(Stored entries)

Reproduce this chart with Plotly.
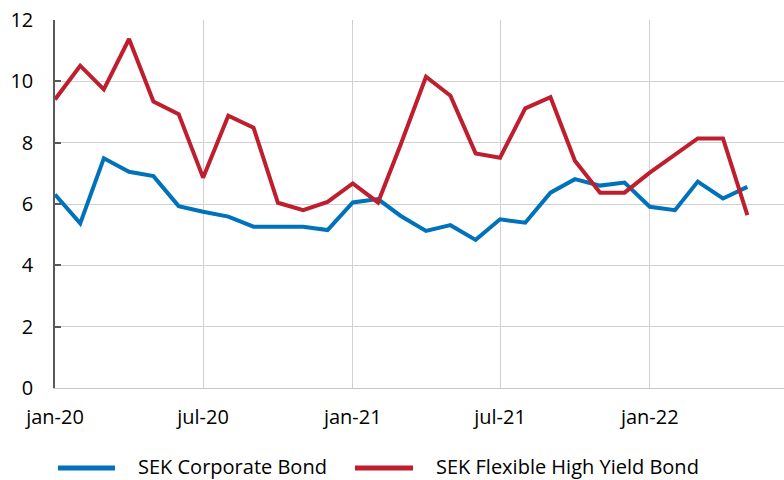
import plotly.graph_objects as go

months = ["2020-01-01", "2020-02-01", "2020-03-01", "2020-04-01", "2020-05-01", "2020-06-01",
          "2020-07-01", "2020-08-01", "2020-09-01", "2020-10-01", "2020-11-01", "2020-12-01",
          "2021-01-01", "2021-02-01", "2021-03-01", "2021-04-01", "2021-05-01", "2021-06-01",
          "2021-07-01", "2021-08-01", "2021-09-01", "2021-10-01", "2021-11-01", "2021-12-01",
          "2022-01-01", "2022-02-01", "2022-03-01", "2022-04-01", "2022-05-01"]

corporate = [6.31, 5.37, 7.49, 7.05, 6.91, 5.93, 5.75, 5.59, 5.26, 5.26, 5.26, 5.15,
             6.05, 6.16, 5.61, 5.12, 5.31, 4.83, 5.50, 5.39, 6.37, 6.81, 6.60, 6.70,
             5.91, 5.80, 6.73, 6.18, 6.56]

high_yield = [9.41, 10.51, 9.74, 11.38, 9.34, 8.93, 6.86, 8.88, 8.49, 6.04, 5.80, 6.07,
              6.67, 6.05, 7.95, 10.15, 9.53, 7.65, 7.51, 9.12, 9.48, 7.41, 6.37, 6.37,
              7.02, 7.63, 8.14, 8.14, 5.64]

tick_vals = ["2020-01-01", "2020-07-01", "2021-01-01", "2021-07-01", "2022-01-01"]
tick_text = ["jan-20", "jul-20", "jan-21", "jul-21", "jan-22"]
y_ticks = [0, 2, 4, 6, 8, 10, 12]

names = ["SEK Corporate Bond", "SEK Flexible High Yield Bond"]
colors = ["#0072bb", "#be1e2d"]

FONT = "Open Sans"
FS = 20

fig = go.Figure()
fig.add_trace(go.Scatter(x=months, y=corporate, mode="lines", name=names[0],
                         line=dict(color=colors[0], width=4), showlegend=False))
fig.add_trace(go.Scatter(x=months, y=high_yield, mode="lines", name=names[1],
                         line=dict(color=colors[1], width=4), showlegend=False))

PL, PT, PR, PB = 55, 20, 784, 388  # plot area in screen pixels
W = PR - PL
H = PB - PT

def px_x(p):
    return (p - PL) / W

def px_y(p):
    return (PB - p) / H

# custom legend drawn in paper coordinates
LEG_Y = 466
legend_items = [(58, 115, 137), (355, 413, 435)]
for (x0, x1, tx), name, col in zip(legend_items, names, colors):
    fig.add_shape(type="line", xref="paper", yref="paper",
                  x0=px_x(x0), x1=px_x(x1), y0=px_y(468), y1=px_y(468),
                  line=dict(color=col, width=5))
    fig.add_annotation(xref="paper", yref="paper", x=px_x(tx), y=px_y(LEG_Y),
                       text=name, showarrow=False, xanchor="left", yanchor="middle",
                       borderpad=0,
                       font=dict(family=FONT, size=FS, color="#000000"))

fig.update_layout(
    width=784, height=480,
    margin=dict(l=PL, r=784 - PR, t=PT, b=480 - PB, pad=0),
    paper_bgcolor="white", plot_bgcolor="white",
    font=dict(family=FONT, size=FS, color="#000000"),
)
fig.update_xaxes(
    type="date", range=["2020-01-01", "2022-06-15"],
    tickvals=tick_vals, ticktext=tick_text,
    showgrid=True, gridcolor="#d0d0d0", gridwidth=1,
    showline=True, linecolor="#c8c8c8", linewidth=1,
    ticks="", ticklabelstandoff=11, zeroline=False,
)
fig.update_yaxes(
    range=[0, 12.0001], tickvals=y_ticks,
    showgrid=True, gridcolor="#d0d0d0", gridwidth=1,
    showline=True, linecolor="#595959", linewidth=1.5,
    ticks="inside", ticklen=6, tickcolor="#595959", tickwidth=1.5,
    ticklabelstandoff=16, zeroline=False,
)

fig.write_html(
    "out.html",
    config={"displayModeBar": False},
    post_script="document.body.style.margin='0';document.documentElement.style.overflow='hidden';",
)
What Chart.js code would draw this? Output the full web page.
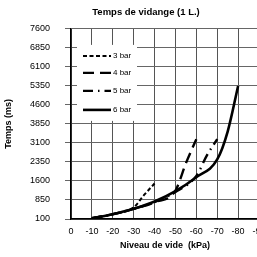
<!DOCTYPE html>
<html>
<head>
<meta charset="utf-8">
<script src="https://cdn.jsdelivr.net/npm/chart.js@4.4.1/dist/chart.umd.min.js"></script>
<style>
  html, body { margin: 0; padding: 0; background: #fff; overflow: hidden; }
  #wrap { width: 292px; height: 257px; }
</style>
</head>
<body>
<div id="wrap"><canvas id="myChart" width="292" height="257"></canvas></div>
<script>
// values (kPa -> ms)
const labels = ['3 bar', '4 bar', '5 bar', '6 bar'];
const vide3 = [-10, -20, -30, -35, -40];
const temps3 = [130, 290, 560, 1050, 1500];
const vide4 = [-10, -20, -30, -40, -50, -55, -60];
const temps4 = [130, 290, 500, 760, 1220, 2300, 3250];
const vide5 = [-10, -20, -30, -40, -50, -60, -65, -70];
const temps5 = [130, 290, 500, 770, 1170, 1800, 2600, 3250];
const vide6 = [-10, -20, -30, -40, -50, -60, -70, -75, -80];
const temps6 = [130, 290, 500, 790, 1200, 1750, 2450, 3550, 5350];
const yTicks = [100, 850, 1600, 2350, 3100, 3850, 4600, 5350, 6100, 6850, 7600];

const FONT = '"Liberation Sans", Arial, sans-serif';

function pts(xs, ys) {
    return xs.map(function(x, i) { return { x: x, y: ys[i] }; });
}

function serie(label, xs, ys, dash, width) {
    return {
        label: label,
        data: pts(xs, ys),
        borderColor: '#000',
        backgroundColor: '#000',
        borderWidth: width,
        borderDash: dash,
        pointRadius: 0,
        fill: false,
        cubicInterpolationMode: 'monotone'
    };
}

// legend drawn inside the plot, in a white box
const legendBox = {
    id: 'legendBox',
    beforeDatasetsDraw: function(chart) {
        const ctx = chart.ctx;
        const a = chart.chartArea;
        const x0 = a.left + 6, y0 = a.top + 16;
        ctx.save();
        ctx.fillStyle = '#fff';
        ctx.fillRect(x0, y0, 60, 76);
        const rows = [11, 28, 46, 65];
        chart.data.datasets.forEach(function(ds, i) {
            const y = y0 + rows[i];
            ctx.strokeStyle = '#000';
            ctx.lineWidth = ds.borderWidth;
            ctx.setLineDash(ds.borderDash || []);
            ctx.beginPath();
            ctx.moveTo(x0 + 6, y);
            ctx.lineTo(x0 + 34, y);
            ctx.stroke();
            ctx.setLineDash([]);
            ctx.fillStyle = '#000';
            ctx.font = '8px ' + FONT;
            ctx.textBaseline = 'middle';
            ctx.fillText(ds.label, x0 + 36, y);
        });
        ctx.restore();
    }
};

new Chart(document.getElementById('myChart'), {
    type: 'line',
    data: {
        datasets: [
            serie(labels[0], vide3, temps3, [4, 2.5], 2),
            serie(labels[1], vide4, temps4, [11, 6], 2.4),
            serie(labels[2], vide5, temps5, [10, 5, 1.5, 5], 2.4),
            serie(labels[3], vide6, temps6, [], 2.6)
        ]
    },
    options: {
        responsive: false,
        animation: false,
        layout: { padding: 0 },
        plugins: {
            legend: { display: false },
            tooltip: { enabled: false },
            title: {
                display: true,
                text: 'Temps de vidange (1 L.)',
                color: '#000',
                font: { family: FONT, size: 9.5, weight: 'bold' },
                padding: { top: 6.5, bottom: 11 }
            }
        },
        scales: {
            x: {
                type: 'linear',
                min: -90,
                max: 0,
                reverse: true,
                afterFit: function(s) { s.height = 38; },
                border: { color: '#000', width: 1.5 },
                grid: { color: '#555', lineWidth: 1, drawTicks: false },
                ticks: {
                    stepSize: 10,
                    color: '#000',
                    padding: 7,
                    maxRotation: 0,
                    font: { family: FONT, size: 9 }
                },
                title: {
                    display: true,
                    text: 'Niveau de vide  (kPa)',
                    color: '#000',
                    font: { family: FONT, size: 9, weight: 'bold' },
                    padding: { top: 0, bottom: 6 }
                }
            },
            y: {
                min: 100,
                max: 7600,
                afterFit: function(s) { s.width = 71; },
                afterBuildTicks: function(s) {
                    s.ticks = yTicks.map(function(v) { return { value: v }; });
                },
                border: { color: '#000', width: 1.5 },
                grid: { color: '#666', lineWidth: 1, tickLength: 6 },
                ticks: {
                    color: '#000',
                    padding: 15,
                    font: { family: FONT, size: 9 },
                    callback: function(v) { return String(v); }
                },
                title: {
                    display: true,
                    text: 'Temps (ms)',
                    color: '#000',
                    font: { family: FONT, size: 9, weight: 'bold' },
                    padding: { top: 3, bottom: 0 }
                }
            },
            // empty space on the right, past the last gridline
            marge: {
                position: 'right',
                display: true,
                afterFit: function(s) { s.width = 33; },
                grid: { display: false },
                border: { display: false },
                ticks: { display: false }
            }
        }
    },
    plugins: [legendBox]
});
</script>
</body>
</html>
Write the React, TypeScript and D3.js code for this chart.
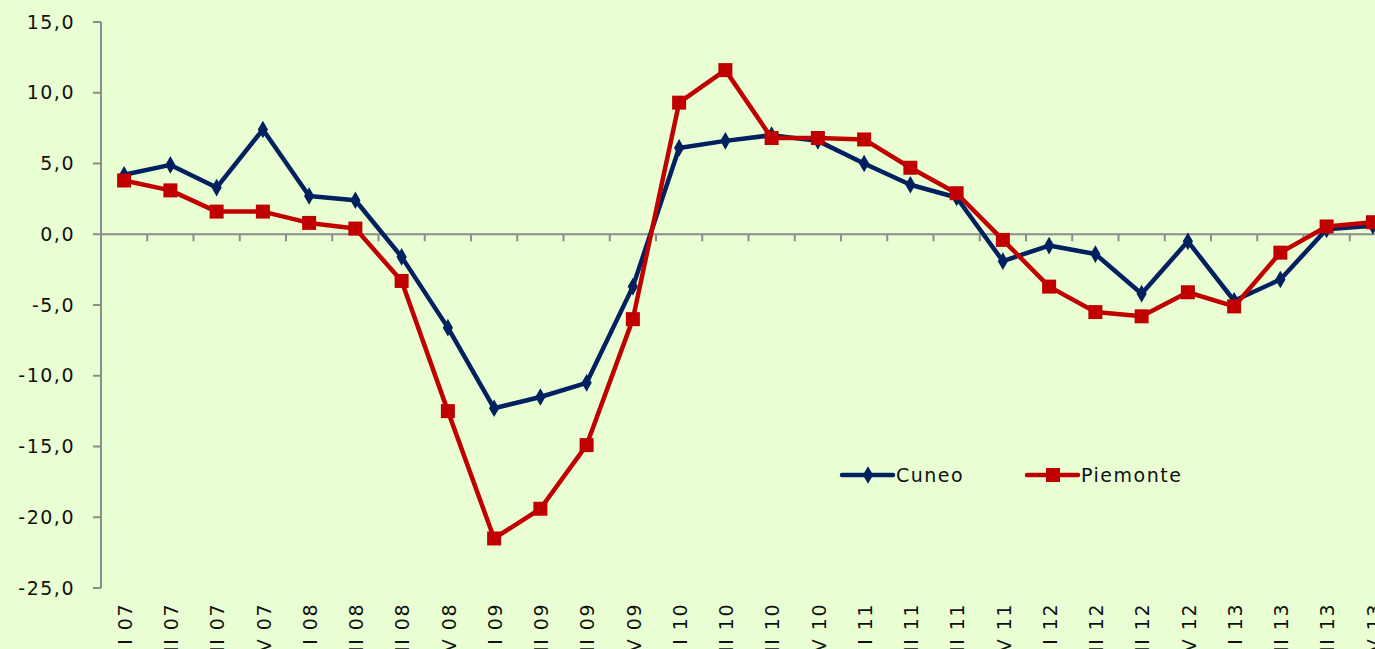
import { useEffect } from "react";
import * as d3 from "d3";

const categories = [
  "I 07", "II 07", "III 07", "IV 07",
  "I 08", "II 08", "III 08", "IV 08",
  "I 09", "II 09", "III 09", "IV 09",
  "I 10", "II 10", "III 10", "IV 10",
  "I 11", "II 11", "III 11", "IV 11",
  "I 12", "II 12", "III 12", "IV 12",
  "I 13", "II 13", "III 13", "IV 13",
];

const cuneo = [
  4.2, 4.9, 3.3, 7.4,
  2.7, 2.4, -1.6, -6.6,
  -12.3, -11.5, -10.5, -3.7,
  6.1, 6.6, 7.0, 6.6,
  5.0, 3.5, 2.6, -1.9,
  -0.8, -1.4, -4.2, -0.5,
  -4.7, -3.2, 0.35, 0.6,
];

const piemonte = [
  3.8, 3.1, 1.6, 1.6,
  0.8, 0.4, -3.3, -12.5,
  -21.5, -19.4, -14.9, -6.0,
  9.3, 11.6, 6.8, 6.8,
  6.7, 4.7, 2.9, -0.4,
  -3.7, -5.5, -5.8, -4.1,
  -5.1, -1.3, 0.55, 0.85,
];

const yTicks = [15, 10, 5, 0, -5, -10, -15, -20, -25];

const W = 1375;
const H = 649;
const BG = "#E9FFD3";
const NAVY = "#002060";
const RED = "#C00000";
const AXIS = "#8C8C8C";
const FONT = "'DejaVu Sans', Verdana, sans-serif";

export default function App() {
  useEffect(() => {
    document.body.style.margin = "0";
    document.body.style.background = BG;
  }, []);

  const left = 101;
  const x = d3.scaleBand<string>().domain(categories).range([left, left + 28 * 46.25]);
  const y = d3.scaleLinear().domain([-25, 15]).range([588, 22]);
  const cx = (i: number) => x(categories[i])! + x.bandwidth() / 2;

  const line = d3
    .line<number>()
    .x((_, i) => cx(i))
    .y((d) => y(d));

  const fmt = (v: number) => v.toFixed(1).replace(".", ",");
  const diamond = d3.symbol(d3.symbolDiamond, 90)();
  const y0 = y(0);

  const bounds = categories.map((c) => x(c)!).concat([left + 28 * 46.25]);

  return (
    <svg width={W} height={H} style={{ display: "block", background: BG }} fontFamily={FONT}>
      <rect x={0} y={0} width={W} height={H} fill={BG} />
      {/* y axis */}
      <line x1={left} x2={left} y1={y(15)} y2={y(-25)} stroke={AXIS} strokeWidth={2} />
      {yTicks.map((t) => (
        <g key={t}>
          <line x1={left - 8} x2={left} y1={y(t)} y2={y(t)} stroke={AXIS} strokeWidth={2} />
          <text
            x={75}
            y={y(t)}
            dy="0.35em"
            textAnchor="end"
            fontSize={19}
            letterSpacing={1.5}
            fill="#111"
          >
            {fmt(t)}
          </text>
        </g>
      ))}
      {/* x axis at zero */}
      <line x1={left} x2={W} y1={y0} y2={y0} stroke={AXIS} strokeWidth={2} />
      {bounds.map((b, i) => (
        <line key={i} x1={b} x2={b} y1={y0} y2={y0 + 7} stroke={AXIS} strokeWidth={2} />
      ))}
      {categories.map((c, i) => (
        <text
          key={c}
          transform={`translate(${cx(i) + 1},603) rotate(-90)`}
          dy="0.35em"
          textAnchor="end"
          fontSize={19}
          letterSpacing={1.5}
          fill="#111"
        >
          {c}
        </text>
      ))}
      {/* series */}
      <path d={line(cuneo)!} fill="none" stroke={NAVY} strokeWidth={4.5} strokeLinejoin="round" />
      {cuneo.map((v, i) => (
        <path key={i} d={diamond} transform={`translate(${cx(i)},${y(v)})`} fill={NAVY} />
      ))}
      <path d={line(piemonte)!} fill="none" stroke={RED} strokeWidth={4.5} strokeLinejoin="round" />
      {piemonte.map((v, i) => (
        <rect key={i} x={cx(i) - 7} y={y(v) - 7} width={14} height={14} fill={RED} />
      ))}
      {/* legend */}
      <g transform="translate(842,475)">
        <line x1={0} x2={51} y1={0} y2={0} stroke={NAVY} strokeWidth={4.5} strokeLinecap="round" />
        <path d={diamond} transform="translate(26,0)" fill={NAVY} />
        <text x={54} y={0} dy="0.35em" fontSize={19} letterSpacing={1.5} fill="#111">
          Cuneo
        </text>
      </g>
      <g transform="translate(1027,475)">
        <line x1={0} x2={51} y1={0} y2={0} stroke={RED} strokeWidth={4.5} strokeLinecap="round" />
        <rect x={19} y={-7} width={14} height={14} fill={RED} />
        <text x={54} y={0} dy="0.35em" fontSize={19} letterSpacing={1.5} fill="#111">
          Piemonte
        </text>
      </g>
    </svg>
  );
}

#### [To be done]
Write out nothing but the lines from the start of the data through the line with "5.91, 5.80, 6.73, 6.18, 6.56]". Leave out the pictures.

#### [Finished task]
Reproduce this chart with Plotly.
import plotly.graph_objects as go

months = ["2020-01-01", "2020-02-01", "2020-03-01", "2020-04-01", "2020-05-01", "2020-06-01",
          "2020-07-01", "2020-08-01", "2020-09-01", "2020-10-01", "2020-11-01", "2020-12-01",
          "2021-01-01", "2021-02-01", "2021-03-01", "2021-04-01", "2021-05-01", "2021-06-01",
          "2021-07-01", "2021-08-01", "2021-09-01", "2021-10-01", "2021-11-01", "2021-12-01",
          "2022-01-01", "2022-02-01", "2022-03-01", "2022-04-01", "2022-05-01"]

corporate = [6.31, 5.37, 7.49, 7.05, 6.91, 5.93, 5.75, 5.59, 5.26, 5.26, 5.26, 5.15,
             6.05, 6.16, 5.61, 5.12, 5.31, 4.83, 5.50, 5.39, 6.37, 6.81, 6.60, 6.70,
             5.91, 5.80, 6.73, 6.18, 6.56]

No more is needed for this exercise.